Here the damages claimed arose not only from the construction of the fence which blocked the street, but also from the maintenance of the fence, which practically ruined the property of the plaintiffs. As we have already said, there is involved a continuing nuisance.
‘ ‘ The apparent discrepancy in the American cases on this subject may, perhaps, be reduced,” it is said in Sutherland, 3d ed., vol. 4, p. 3051, “by supposing that where the nuisance consists of a structure of a permanent nature and intended by the defendant to be so, or of a use or invasion of the plaintiffs property, or a deprivation of some benefit appurtenant to it for an indefinitely long period in the future,, the injured party has an option to complain of it as a permanent injury and recover damages for the whole time, estimating *263its duration according to the defendant’s purpose in creating or continuing it; or to treat it as a temporary wrong* to be compensated' for while it continues, that is, until the act complained of becomes rightful by grant, condemnation of property or ceases by abatement.”
The fixing of the amount of recovery is not discussed in detail in the brief of the defendants. No analysis is made of the evidence regarding the same. Apart from the questions of law raised, nothing is said as to why the judge erred in fixing the amount at $8,000. That being so, and as unaided we have failed to find that any essential error has been committed by the court, we must accept its estimate as a just and proper one.

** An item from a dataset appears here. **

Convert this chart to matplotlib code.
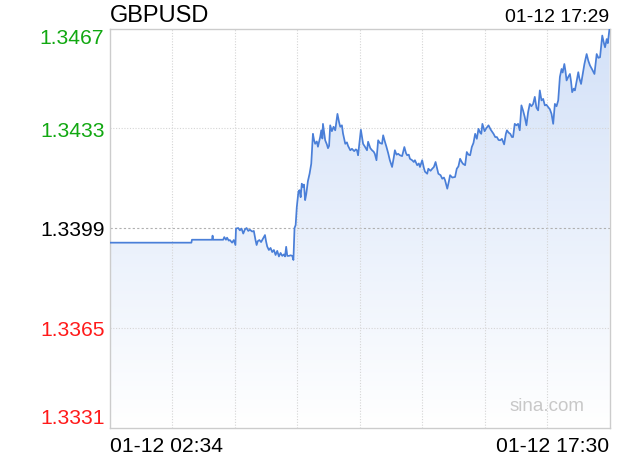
import matplotlib
matplotlib.use("Agg")
import matplotlib.pyplot as plt
import numpy as np
from matplotlib.colors import LinearSegmentedColormap

plt.rcParams['font.family'] = ['Liberation Sans', 'DejaVu Sans']

SYMBOL = "GBPUSD"
START_LABEL = "01-12 02:34"
END_LABEL = "01-12 17:30"
LAST_LABEL = "01-12 17:29"
PREV_CLOSE = 1.3399
Y_TICKS = [1.3331, 1.3365, 1.3399, 1.3433, 1.3467]
SPAN = 896  # minutes from 02:34 to 17:30

# minutes after 02:34
MINUTES = [0, 146, 147, 183, 184, 185, 203, 205, 208, 210, 213, 215, 219, 222, 225,
           226, 230, 233, 236, 239, 242, 245, 248, 251, 255, 258, 261, 263, 265, 268,
           271, 274, 278, 280, 282, 285, 288, 291, 294, 297, 300, 303, 306, 309, 312,
           314, 316, 318, 321, 324, 327, 329, 331, 333, 335, 338, 340, 342, 344, 346,
           348, 350, 352, 355, 358, 361, 364, 366, 368, 371, 373, 377, 379, 381, 382,
           386, 389, 391, 393, 395, 398, 401, 404, 408, 411, 413, 416, 418, 422, 425,
           427, 431, 434, 438, 441, 443, 445, 450, 452, 454, 457, 461, 463, 467, 470,
           473, 475, 478, 481, 484, 488, 490, 493, 496, 499, 502, 506, 509, 511, 514,
           517, 520, 524, 528, 531, 533, 536, 538, 542, 545, 547, 551, 554, 556, 560,
           563, 565, 569, 571, 575, 578, 581, 584, 589, 593, 596, 599, 601, 605, 608,
           610, 614, 619, 622, 625, 628, 631, 633, 637, 640, 643, 646, 649, 652, 655,
           658, 661, 664, 666, 668, 672, 675, 679, 683, 688, 691, 694, 697, 700, 703,
           707, 710, 712, 715, 718, 721, 723, 726, 729, 732, 735, 738, 741, 744, 747,
           750, 753, 756, 759, 762, 765, 768, 771, 774, 777, 780, 783, 786, 789, 792,
           795, 798, 801, 804, 807, 810, 812, 815, 817, 819, 822, 825, 827, 829, 832,
           834, 837, 840, 842, 845, 848, 851, 855, 858, 861, 865, 869, 873, 876, 879,
           883, 886, 888, 891, 893, 896]

PRICES = [1.33940, 1.33940, 1.33950, 1.33950, 1.33964, 1.33950, 1.33950, 1.33959, 1.33950, 1.33957,
          1.33947, 1.33949, 1.33940, 1.33949, 1.33932, 1.33988, 1.33990, 1.33982, 1.33988, 1.33971,
          1.33985, 1.33990, 1.33980, 1.33984, 1.33978, 1.33980, 1.33949, 1.33932, 1.33945, 1.33949,
          1.33942, 1.33952, 1.33966, 1.33944, 1.33927, 1.33915, 1.33922, 1.33908, 1.33915, 1.33898,
          1.33912, 1.33893, 1.33905, 1.33895, 1.33900, 1.33893, 1.33926, 1.33895, 1.33895, 1.33897,
          1.33895, 1.33881, 1.33990, 1.34000, 1.34060, 1.34114, 1.34119, 1.34095, 1.34141, 1.34130,
          1.34138, 1.34085, 1.34105, 1.34150, 1.34175, 1.34209, 1.34311, 1.34290, 1.34277, 1.34285,
          1.34267, 1.34300, 1.34323, 1.34295, 1.34345, 1.34289, 1.34275, 1.34262, 1.34270, 1.34340,
          1.34320, 1.34335, 1.34323, 1.34379, 1.34350, 1.34335, 1.34340, 1.34312, 1.34277, 1.34282,
          1.34270, 1.34255, 1.34260, 1.34252, 1.34258, 1.34255, 1.34238, 1.34325, 1.34300, 1.34277,
          1.34268, 1.34255, 1.34284, 1.34262, 1.34255, 1.34250, 1.34243, 1.34221, 1.34289, 1.34280,
          1.34277, 1.34306, 1.34285, 1.34266, 1.34245, 1.34221, 1.34198, 1.34230, 1.34255, 1.34240,
          1.34243, 1.34238, 1.34235, 1.34266, 1.34245, 1.34238, 1.34240, 1.34226, 1.34221, 1.34215,
          1.34221, 1.34204, 1.34210, 1.34198, 1.34221, 1.34195, 1.34182, 1.34175, 1.34192, 1.34185,
          1.34192, 1.34198, 1.34215, 1.34175, 1.34170, 1.34158, 1.34162, 1.34153, 1.34124, 1.34150,
          1.34170, 1.34162, 1.34164, 1.34192, 1.34200, 1.34226, 1.34215, 1.34209, 1.34204, 1.34249,
          1.34240, 1.34238, 1.34266, 1.34280, 1.34311, 1.34294, 1.34328, 1.34315, 1.34311, 1.34345,
          1.34320, 1.34330, 1.34340, 1.34325, 1.34311, 1.34300, 1.34300, 1.34290, 1.34289, 1.34294,
          1.34275, 1.34310, 1.34323, 1.34315, 1.34311, 1.34300, 1.34300, 1.34345, 1.34340, 1.34345,
          1.34323, 1.34408, 1.34390, 1.34368, 1.34340, 1.34385, 1.34413, 1.34405, 1.34413, 1.34437,
          1.34400, 1.34391, 1.34459, 1.34425, 1.34430, 1.34408, 1.34410, 1.34402, 1.34395, 1.34379,
          1.34345, 1.34413, 1.34405, 1.34425, 1.34505, 1.34532, 1.34520, 1.34549, 1.34525, 1.34493,
          1.34505, 1.34515, 1.34490, 1.34453, 1.34465, 1.34459, 1.34490, 1.34521, 1.34500, 1.34481,
          1.34515, 1.34549, 1.34583, 1.34560, 1.34544, 1.34530, 1.34515, 1.34583, 1.34570, 1.34572,
          1.34646, 1.34620, 1.34606, 1.34634, 1.34620, 1.34670]


def tick_color(v):
    if v > PREV_CLOSE:
        return '#11a811'
    if v < PREV_CLOSE:
        return '#ff1a1a'
    return '#000000'


fig = plt.figure(figsize=(6.2, 4.6), dpi=100)
ax = fig.add_axes([110 / 620, 31.5 / 460, 499.5 / 620, 399 / 460])

ymin, ymax = Y_TICKS[0], Y_TICKS[-1]
ax.set_xlim(0, SPAN)
ax.set_ylim(ymin, ymax)

# gradient fill under the line
poly = ax.fill_between(MINUTES, PRICES, ymin, facecolor='none', edgecolor='none')
cmap = LinearSegmentedColormap.from_list('fill', ['#ffffff', '#d3e1f8'])
grad = np.linspace(0, 1, 256).reshape(-1, 1)
im = ax.imshow(grad, cmap=cmap, origin='lower', aspect='auto',
               extent=[0, SPAN, ymin, ymax], zorder=1)
im.set_clip_path(poly.get_paths()[0], transform=ax.transData)

ax.plot(MINUTES, PRICES, color='#4a7fd8', lw=1.25, zorder=3)

# grid
for v in Y_TICKS[1:-1]:
    if v == PREV_CLOSE:
        ax.axhline(v, color='#b0b0b0', lw=0.8, ls=(0, (2, 2)), zorder=2)
    else:
        ax.axhline(v, color='#d5d5d5', lw=0.8, ls=(0, (1, 1.5)), zorder=2)
for m in np.linspace(0, SPAN, 9)[1:-1]:
    ax.axvline(m, color='#d5d5d5', lw=0.8, ls=(0, (1, 1.5)), zorder=2)

for s in ax.spines.values():
    s.set_color('#cccccc')
    s.set_linewidth(1.0)

ax.set_yticks(Y_TICKS)
ax.set_yticklabels([f"{v:.4f}" for v in Y_TICKS], fontsize=15.2)
ax.tick_params(axis='y', length=0, pad=4)
for lab, v in zip(ax.get_yticklabels(), Y_TICKS):
    lab.set_color(tick_color(v))
ylabs = ax.get_yticklabels()
ylabs[0].set_va('bottom')
ylabs[-1].set_va('top')

ax.set_xticks([0, SPAN])
ax.set_xticklabels([START_LABEL, END_LABEL], fontsize=15.2)
ax.tick_params(axis='x', length=0, pad=6)
xlabs = ax.get_xticklabels()
xlabs[0].set_ha('left')
xlabs[1].set_ha('right')

fig.text(110 / 620, 1 - 15.5 / 460, SYMBOL, fontsize=17, ha='left', va='center')
fig.text(609 / 620, 1 - 17 / 460, LAST_LABEL, fontsize=14, ha='right', va='center')
ax.text(0.95, 0.035, "sina.com", transform=ax.transAxes, fontsize=13.5,
        color='#c8c8c8', ha='right', va='bottom', zorder=4)

fig.savefig("out.png", dpi=100)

There only remains to be considered the assignment relating to the imposition of costs on the defendants. In our judgment, the error is nonexistent. An examination of the suit from its beginning, of all that was said by this court in its former opinion, in short, of the entire record, shows that the payment of the costs and attorney’s fees was imposed in accordance with the facts and the law, the trial court making a proper use of its discretion. There was no error.
Therefore, the judgment appealed from must be affirmed in all its parts.